Patrick de Waele, age 64, who designed the recipe for Delirium, still works at the brewery today, though he has since handed the title of head brewer to Joris Dheedene, and now mans one of Huyghe’s brewpubs in Ghent’s city centre. “There are six of us running the brewery, plus a much bigger team of operators,” says Joris. “That number includes one person, Roland, who's officially retired. He's so fond of the brewery, and he can't let go of the quality, so he comes back and organises tasting. That’s a lot of experience that’s not leaving the brewery, and he keeps on training the younger guys. Everyone who works here treats the brewery like they would their own, except maybe on a bigger scale. It's not a job, but a passion, being a brewer.”
Managing Huyghe has to be a passion, as it strikes me as too big a job to be considered work. The team juggles 35 different recipes and 12 different yeast strains — with the Delirium beers requiring three different yeast strains each — across 74 fermentors. That core team of five managers consists of Joris, Jolan, Karl, Filip and Gauthier, with Joris overseeing wort production and yeast management, Jolan managing fermentation maturation, filtration and fruit beer production, Karl on plant management and packing, and father and son, Filip and Gauthier being high level generalists in charge of quality control, R&D, waste water treatment and energy management.
“When I was younger, there were guys who held onto information, so to speak, and didn’t want to share it because they were so proud of it,” says Joris. “I'm the exact opposite. I want to be open. All my recipes are on the central service system, so anyone can look into them if they want. I want to support the younger guys to become even better than me, so they can bring the brewery to an even higher level in the future. That has to be the aim.”

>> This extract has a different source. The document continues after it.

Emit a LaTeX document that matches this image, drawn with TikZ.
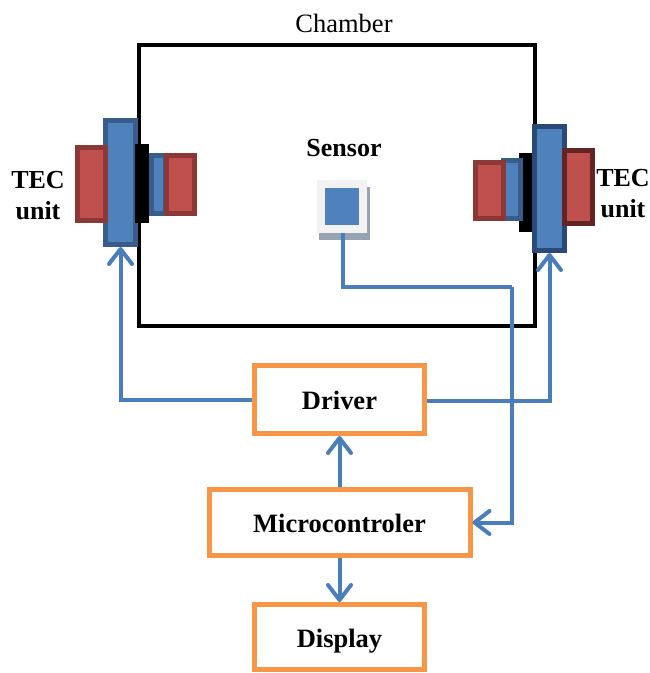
\documentclass[tikz,border=0pt]{standalone}
\usepackage{xcolor}
\usepackage{fontspec}
\setmainfont{Liberation Serif}
\usetikzlibrary{arrows.meta, positioning}

\definecolor{tecblue}{HTML}{4F81BD}
\definecolor{tecblueline}{HTML}{385D8A}
\definecolor{tecbluedark}{HTML}{2A4A75}
\definecolor{tecred}{HTML}{C0504D}
\definecolor{tecredline}{HTML}{8C3836}
\definecolor{tecreddark}{HTML}{632523}
\definecolor{boxorange}{HTML}{F79646}
\definecolor{wireblue}{HTML}{4A7EBB}
\definecolor{shadowgray}{HTML}{97A3B3}

\tikzset{
    platebox/.style={rectangle, draw, line width=5pt, inner sep=0pt},
    bluebox/.style={platebox, draw=tecblueline, fill=tecblue},
    redbox/.style={platebox, draw=tecredline, fill=tecred},
    blackbox/.style={rectangle, fill=black, inner sep=0pt},
    ctrlbox/.style={rectangle, draw=boxorange, line width=5pt, inner sep=0pt, text height=20pt, text depth=0pt, font=\fontsize{26.5}{30}\selectfont\bfseries},
    caption/.style={inner sep=0pt, align=center, font=\fontsize{26}{31}\selectfont\bfseries},
    wire/.style={draw=wireblue, line width=4pt},
    wirearrow/.style={wire, -{Straight Barb[length=15pt, width=23pt, line width=4pt, round]}}
}

\begin{document}
\begin{tikzpicture}[x=1pt, y=-1pt, node distance=51pt and 10pt]
    \useasboundingbox (0,0) rectangle (649,673);

    % Chamber
    \node[rectangle, draw, line width=4pt, inner sep=0pt, minimum width=396pt, minimum height=281pt] (chamber) at (337,185.5) {};
    \node[inner sep=0pt, font=\fontsize{26.5}{30}\selectfont] (chamberlabel) at (344,23) {Chamber};

    % Left TEC
    \node[bluebox, minimum width=30pt, minimum height=124pt] (tecleft) at (120.5,182.5) {};
    \node[redbox, minimum width=28pt, minimum height=73pt] (redleftout) at (91.5,184) {};
    \node[blackbox, minimum width=14pt, minimum height=79pt] (blackleft) at (142,183.5) {};
    \node[bluebox, minimum width=14pt, minimum height=58pt] (blueleft) at (158.5,184.5) {};
    \node[redbox, minimum width=28pt, minimum height=58pt] (redleftin) at (180.5,184.5) {};
    \node[caption] (tecleftlabel) at (38,195.5) {TEC\\unit};

    % Right TEC
    \node[blackbox, minimum width=13pt, minimum height=79pt] (blackright) at (525.5,192.5) {};
    \node[bluebox, draw=tecbluedark, minimum width=30pt, minimum height=124pt] (tecright) at (549.5,188.5) {};
    \node[redbox, draw=tecreddark, minimum width=28pt, minimum height=73pt] (redrightout) at (578.5,187) {};
    \node[bluebox, minimum width=17pt, minimum height=58pt] (blueright) at (512,189.5) {};
    \node[redbox, minimum width=28pt, minimum height=56pt] (redrightin) at (489.5,190.5) {};
    \node[caption] (tecrightlabel) at (623,194) {TEC\\unit};

    % Sensor
    \node[rectangle, fill=shadowgray, inner sep=0pt, minimum width=51pt, minimum height=53pt] (sensorshadow) at (344.5,213.5) {};
    \node[rectangle, fill=black!5, inner sep=0pt, minimum width=50pt, minimum height=53pt] (sensor) at (342,206.5) {};
    \node[rectangle, fill=tecblue, inner sep=0pt, minimum width=34pt, minimum height=37pt] (sensorchip) at (342,206.5) {};
    \node[inner sep=0pt, font=\fontsize{26}{30}\selectfont\bfseries] (sensorlabel) at (344,148) {Sensor};

    % Boxes
    \node[ctrlbox, minimum width=170pt, minimum height=68pt] (driver) at (339.5,399.5) {Driver};
    \node[ctrlbox, minimum width=261pt, minimum height=66pt, below=of driver] (micro) {Microcontroler};
    \node[ctrlbox, minimum width=170pt, minimum height=65pt, below=44pt of micro] (display) {Display};

    % Wires
    \coordinate (bend) at (512,287);
    \draw[wire] ([xshift=1pt]sensor.south) |- (bend);
    \draw[wirearrow] (bend) |- (micro.east);
    \draw[wirearrow] (driver.west) -| (tecleft.south);
    \draw[wirearrow] ([yshift=-1.5pt]driver.east) -| (tecright.south);
    \draw[wirearrow] (micro) -- (driver);
    \draw[wirearrow] (micro) -- (display);
\end{tikzpicture}
\end{document}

Aside from the skill and experience needed to manage the brewery, Huyghe’s next head brewer will inherit the Delirium yeast, which Joris keeps on ice in two different yeast labs, just in case one should go up in smoke. The Delirium yeast is so distinctive that it can’t be used in any of Huyghe’s other beers, and so old that no living member of the brew team knows where it came from. Joris says that Delirium is brewed with a mixture of three house yeast strains.
“People claim that the main yeast in Westmalle’s Tripel is the same as the bottle yeast,” says Joris with a playful smirk. “So, supposedly you can do the trick where you use what yeast is left in the bottom of the bottle to brew a new beer. We filter out our main yeasts, so we have beer without yeast, and then we add a third, different kind of yeast for bottle conditioning. So you can keep the yeast and you can try to brew with it, but it will not develop the same flavour profile as the Tremens. We’re way ahead of you.”
Huyghe is way ahead of us, but it’s also pulling up behind them. Belgian beer will always have its mythology, and traditions you have to be born into to fully understand, but the quality it’s synonymous with has the work of a broad, future-focused church to thank for its reputation.